In this description, it is clear that the unknown village girl is defying the clean ideals of what a decent young Victorian woman should be and demonstrating her corrupt morals as she keeps herself unkempt like a fallen woman, as a prostitute, would. The juxtaposition is evident as the village girl challenges the ‘good’ mother and the ideal motherly woman. While the village girl tries to encourage sin, the ‘good’ mother tells the girls they cannot be naughty and follow the temptation stating that, "’because if one loves well,’ she said gently, ‘one's love is stronger than all bad feelings in one and conquers them. And this is the test whether love be real or false, unkindness and wickedness have no power over it’" (Clifford, 22). However, another hint towards the wild village girl representing a sexual temptation, stronger than being good to one’s mother, is in the song she sings, 

Oh, sweet and fair 's the lady - bird,

And so's the bumble - bee,

But I myself have long preferred 

The gentle chimpanzee (Clifford, 26),

which involves the long-dated analogy between a man and a woman partaking in the sexual acts of the birds and the bees. As the village girl antagonizes the young girls to be more like her, she portrays sexual temptation, and she continually attempts to get the two girls to stray away from the pure womanly roles and act out to be naughty.

While the village girl portrays sexual temptation, sex can be seen in the box she uses to tempt the girls to be naughty. Specifically, the dance that is used entice the girls,

I have here a little man dressed as a peasant, and wearing a wide slouch hat with a large feather, and a little woman to match, dressed in a red petticoat, and a white handkerchief pinned across her bosom. I put them on the lid of the box, and when I play they dance most beautifully. The little man takes off his hat and waves it in the air, and the little woman holds up her petticoat a little bit on one side with one hand, and with the other sends forward a kiss (Clifford 16-17).

The dance, interchangeable with sex, associates being unpure with pleasure and reward, which interests the children. The interest is further tempted as the village girl tells the two younger girls that “the little man is learning how to rattle the money in his pocket, and the little woman has heard a secret she tells it while she dances” (Clifford, 24). Looking at the context, it is evident that it shows more than temptation but how once you start falling into the trap of ‘naughtiness,’ the temptation will become deeper to be even more ‘naughty’ or impure. Moreover, the outfits of the little man and women symbolize the loss of innocence. While the little man has a large feather out of his hat as a phallic symbol, the woman is wearing red, the colour of sex and romance. She also wears a small white handkerchief, the colour of purity and innocence, strategically placed across her bosom, the last bit of virtue as the breasts are still maternal to feed a baby. Further, this showcases how forcing young women to act older takes away their youth and innocence, putting them into maternal roles through loss of innocence. This idea can further be seen in the peardrum, a “womb-shaped” item (Lurie,71). The peardrum, in which "at first they thought it was a baby" (Clifford, pg.13), as it was in the girl’s shawl wrapped like a baby, was then moved under her genitals, portraying secrecy. In this movement, the maternal and orderly symbol changes into a sexual sign violating the sacred motherhood and reproduction.

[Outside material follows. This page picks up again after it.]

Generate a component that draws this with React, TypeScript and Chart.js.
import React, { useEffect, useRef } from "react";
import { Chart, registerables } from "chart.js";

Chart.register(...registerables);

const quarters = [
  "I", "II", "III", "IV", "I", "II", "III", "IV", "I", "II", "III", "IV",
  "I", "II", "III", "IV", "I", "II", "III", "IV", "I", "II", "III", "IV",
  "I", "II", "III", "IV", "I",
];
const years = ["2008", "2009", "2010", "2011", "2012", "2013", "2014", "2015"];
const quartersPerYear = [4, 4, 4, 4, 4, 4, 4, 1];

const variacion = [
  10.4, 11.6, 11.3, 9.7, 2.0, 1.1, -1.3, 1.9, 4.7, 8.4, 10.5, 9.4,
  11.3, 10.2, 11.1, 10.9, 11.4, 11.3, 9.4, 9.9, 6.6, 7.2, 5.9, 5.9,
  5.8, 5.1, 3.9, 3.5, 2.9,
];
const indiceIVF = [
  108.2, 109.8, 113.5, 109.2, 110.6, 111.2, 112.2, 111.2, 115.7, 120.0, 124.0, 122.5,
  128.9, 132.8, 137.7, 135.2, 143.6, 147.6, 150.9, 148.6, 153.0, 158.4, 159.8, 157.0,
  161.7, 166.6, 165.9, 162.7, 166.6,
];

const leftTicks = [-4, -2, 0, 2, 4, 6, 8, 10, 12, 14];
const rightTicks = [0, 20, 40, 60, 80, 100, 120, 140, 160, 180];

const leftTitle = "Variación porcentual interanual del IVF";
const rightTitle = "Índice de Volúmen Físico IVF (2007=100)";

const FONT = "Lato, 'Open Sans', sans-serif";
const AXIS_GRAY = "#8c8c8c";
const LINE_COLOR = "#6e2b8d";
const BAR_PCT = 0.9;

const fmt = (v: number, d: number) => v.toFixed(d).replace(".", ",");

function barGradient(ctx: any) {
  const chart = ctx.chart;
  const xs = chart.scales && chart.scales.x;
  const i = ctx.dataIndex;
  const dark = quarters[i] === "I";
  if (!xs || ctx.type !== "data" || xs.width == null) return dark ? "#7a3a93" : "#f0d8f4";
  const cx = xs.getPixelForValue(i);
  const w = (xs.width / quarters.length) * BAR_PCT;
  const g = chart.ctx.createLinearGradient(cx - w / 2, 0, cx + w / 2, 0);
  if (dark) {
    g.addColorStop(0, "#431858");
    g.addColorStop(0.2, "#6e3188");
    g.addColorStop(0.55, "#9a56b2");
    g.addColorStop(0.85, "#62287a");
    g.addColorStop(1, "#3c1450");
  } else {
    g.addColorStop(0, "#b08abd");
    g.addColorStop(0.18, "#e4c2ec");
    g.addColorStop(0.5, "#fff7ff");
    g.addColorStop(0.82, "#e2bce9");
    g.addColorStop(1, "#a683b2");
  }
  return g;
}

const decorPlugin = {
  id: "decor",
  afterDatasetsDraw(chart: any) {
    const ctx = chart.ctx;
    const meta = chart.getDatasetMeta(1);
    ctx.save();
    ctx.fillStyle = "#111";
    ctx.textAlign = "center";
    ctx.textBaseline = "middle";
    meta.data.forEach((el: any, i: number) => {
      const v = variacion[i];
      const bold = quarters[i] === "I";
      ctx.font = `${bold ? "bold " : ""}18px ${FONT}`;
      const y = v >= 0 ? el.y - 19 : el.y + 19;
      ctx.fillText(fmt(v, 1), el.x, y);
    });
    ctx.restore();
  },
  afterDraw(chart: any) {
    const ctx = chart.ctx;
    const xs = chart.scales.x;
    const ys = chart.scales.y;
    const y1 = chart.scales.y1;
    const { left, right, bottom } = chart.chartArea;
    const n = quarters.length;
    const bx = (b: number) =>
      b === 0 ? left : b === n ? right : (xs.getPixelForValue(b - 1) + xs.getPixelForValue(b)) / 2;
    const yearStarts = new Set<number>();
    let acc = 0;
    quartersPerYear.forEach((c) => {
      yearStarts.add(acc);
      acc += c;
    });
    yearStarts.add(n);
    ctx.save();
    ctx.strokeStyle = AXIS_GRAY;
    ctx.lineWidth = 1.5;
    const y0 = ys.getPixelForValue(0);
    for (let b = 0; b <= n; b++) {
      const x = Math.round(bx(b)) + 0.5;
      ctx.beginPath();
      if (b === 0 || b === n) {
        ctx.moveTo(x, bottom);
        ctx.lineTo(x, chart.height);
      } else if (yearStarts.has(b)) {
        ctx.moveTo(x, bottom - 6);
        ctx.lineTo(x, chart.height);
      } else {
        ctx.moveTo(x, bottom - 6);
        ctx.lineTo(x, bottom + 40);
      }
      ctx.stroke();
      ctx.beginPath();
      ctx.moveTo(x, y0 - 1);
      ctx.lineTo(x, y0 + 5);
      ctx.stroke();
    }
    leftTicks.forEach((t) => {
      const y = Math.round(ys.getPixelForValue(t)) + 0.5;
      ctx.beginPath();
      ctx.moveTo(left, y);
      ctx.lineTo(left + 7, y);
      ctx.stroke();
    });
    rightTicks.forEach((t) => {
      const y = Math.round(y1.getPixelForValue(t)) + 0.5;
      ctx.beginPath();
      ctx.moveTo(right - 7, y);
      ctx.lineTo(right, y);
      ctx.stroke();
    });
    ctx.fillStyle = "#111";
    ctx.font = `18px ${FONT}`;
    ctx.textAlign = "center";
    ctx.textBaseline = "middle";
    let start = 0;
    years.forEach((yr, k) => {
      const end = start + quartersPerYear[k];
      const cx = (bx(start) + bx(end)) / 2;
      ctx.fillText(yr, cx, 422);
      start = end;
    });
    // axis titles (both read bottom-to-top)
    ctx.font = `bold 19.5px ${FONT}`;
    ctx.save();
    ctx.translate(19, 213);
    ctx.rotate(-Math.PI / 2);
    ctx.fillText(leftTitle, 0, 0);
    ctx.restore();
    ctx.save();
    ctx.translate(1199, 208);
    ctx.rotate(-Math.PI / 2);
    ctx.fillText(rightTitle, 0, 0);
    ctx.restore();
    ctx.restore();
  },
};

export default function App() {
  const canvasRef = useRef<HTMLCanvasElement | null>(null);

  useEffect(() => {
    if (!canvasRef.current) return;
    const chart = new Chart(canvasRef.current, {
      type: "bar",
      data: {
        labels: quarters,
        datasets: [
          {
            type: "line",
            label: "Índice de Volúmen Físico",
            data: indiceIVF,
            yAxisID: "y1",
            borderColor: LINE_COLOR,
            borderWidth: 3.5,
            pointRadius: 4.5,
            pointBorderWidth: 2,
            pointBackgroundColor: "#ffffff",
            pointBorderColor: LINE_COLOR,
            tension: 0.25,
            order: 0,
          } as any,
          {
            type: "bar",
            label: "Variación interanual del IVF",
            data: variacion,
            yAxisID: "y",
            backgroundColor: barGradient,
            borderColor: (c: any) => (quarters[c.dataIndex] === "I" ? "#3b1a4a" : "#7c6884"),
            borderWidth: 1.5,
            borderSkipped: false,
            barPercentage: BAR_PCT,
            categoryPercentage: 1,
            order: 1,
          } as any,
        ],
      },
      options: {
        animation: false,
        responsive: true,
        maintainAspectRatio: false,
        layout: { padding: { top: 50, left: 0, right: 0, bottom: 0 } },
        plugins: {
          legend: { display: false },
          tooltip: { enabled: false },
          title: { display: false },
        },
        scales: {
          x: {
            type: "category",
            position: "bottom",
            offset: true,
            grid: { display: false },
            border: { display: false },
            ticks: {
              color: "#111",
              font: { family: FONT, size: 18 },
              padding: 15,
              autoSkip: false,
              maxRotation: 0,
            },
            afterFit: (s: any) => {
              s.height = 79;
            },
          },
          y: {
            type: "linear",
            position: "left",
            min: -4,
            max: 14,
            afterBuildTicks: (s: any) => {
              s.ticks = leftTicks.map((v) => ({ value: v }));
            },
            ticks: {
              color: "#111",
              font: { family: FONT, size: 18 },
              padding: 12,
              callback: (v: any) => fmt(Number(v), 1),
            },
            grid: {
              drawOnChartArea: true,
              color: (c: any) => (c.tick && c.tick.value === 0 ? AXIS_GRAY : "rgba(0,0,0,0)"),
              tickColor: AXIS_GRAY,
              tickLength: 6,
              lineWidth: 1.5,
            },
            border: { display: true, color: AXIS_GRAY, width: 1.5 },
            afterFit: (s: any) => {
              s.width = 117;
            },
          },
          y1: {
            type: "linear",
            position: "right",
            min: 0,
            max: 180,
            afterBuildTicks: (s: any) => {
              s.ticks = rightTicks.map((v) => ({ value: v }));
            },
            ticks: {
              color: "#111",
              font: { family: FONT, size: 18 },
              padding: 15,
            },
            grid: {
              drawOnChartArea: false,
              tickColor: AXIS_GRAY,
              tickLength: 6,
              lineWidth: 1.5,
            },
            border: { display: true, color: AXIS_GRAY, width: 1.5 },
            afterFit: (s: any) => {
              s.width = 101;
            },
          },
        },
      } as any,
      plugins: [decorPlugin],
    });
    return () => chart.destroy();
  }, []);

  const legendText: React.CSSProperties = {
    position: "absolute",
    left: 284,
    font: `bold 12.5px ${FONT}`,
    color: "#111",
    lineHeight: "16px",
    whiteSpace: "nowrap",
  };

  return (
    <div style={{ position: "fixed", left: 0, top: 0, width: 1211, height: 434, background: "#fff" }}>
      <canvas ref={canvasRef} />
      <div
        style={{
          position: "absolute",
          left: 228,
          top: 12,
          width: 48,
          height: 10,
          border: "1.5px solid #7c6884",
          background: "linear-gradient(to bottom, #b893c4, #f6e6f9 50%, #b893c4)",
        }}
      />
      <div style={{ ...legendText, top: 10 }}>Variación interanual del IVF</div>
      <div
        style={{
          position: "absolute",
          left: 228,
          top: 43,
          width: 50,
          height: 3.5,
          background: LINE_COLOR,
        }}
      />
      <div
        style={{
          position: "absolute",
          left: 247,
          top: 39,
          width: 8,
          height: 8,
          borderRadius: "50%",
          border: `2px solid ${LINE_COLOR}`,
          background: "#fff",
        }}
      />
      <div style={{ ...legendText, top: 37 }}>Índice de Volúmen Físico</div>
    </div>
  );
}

Further deceptions of ruined innocence and motherhood can be seen in the associations to the devil—first noticeable in the only male character, the piper with his dogs. Typically, the piper is thought to be connected to the fertility God, Pan, who “became the Christian devil, with the cloven hoofs and the horns” (Lawrence, 103). In this statement, this man can further be connected to Pan by his dogs that “slowly waltzing round and round on their hind legs,” similar to how Pan would walk on his two goat legs (Clifford, 37). Another figure that represents the devil or giving in to temptation is the ‘bad’ mother with “glass eyes and wooden tail” (Clifford, 23). The ‘bad’ mother’s monster-like description can be attached to the devil’s as she is also half-human and half-abnormal. While the acts that the ‘bad’ mother commits are far from maternal and motherly. Unlike the sweet advice of the ‘good’ mother who tried to help the kids sway away from sin, the new ‘bad mother brings sin. When the ‘bad’ mother states, “I must break open the door with my tail,” then proceeds to “lift up her tail, and then, with a fearful blow, the little painted door was cracked and splintered” (Clifford, 48-49), the two little girls innocence and safe space are violated, in a way similar to that of sexual assault. 

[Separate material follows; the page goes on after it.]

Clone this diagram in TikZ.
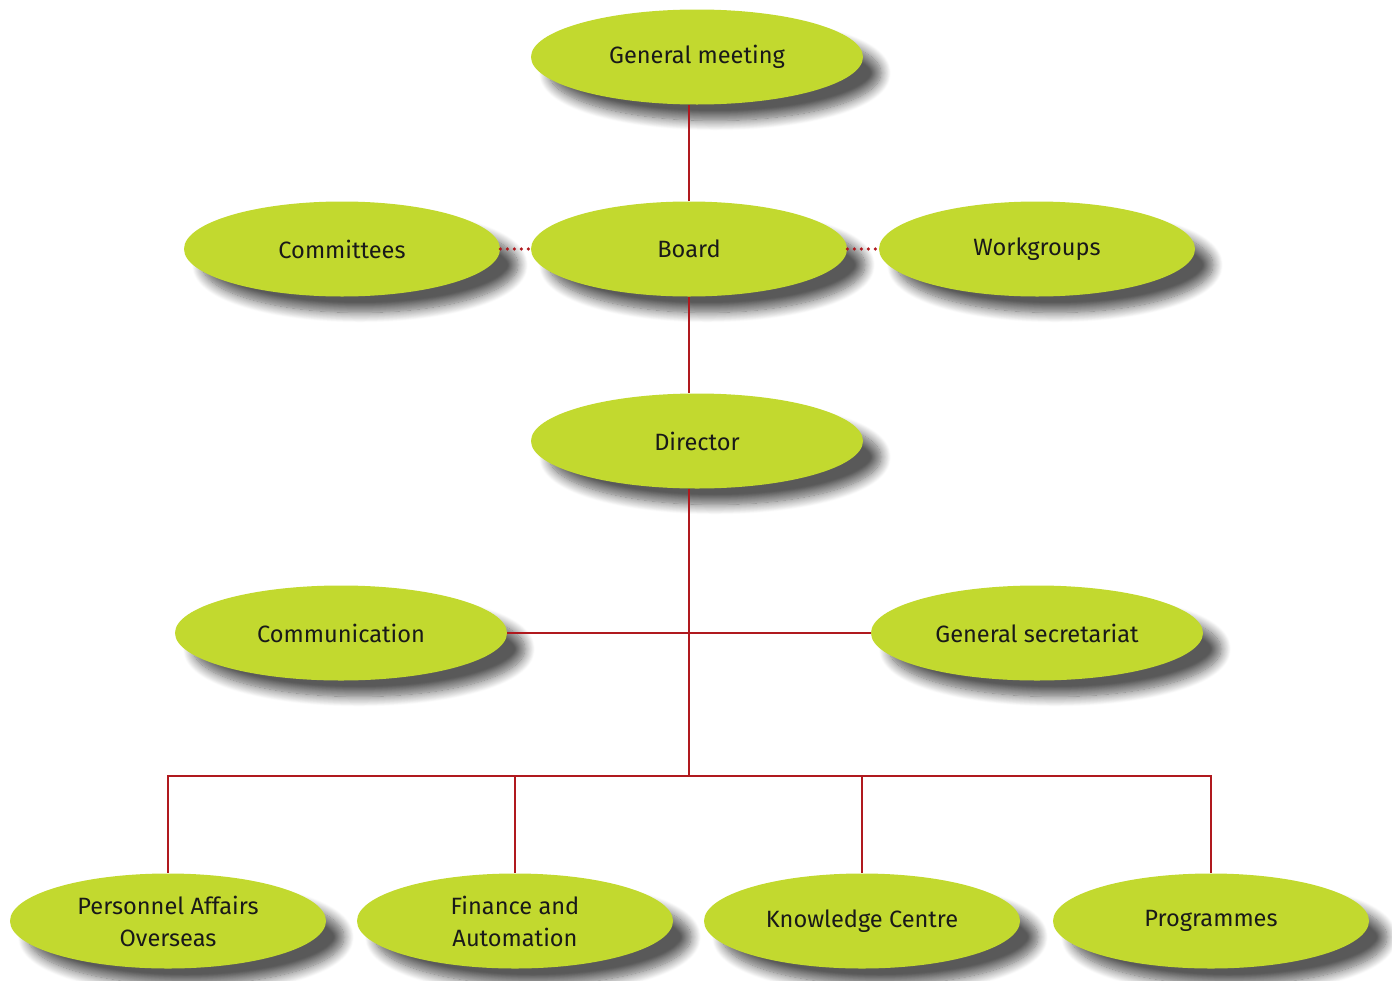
\documentclass[tikz,border=0pt]{standalone}
\usepackage{fontspec}
\setmainfont{Fira Sans}
\usetikzlibrary{shapes.geometric, shadows.blur}
\definecolor{unitgreen}{HTML}{C2D92F}
\definecolor{linkred}{HTML}{B0191E}

\begin{document}
\begin{tikzpicture}[x=0.5pt,y=-0.5pt]
    \tikzstyle{unit}=[ellipse,fill=unitgreen,minimum width=158pt,minimum height=47.5pt,inner sep=0pt,
        align=center,font=\fontsize{11.8}{16}\selectfont,text=black!90,
        blur shadow={shadow xshift=9pt,shadow yshift=-8pt,shadow blur radius=5pt,
                     shadow blur steps=14,shadow opacity=65}]
    \tikzstyle{wide}=[minimum width=166pt]
    \tikzstyle{link}=[draw=linkred,line width=1.1pt]
    \tikzstyle{loose}=[draw=linkred,line width=1.8pt,dash pattern=on 0pt off 3.5pt,line cap=round]

    \useasboundingbox (0,0) rectangle (1392,980);

    % Top of the chart
    \node[unit,wide] (GM) at (697,57) {General meeting};
    \node[unit] (Com) at (342,249) {Committees};
    \node[unit] (B) at (689,249) {Board};
    \node[unit] (W) at (1037,249) {Workgroups};
    \node[unit,wide] (D) at (697,441) {Director};

    % Staff units
    \node[unit,wide] (C) at (341,633) {Communication};
    \node[unit,wide] (S) at (1037,633) {General secretariat};

    % Departments
    \foreach \name / \x / \txt in {P/168/Personnel Affairs\\Overseas, F/515/Finance and\\Automation,
                                   K/862/Knowledge Centre, R/1211/Programmes}
        \node[unit] (\name) at (\x,921) {\txt};

    \coordinate (bus) at (689,776);

    \draw[link] (B.north) -- (B |- GM.south);
    \draw[link] (B.south) -- (B |- D.north);
    \draw[link] (B |- D.south) -- (bus);
    \draw[link] (C.east) -- (S.west);
    \foreach \dest in {P,F,K,R}
        \draw[link] (bus) -| (\dest.north);

    \draw[loose] (Com.east) -- (B.west);
    \draw[loose] (B.east) -- (W.west);
\end{tikzpicture}
\end{document}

The story of “The New Mother” can be seen as a cautionary tale to warn young children of the danger of giving in to temptations and sin against the societal norms set in place. Specifically, this story aims to warn young girls what happens when they become unpure and how it is irreversible. As the girls cower from their mistakes after the loss of their ‘good’ mother, “they long and long , with a longing that is greater than words can say , to see their own dear mother again , just once again , to tell her that they'll be good for evermore — just once again” (Clifford, 46), however, it is too late for the girls to see their mother again, as once you lose your innocence, virginity, it is impossible to reclaim and a respectable woman would be tainted. While the ‘good’ mother did not want to leave her children, which is evident as the mother goes with her two children while “weeping bitterly” (Clifford, 34), she felt as though she had. This act represents the innocence lost in the curious and sinful children as their familiar childhood becomes interrupted. The imagery of violation through the piper and the ‘bad’ mother reminds us of the very apparent sexual violence that occurs to naive young women, especially during this time period. At the same time, parents that read this cautionary tale to their children can use the threat of the ‘bad’ mother with terrorizing features to instill terror as to what happens when kids disobey authority figures, such as their mothers who know what is best for the children.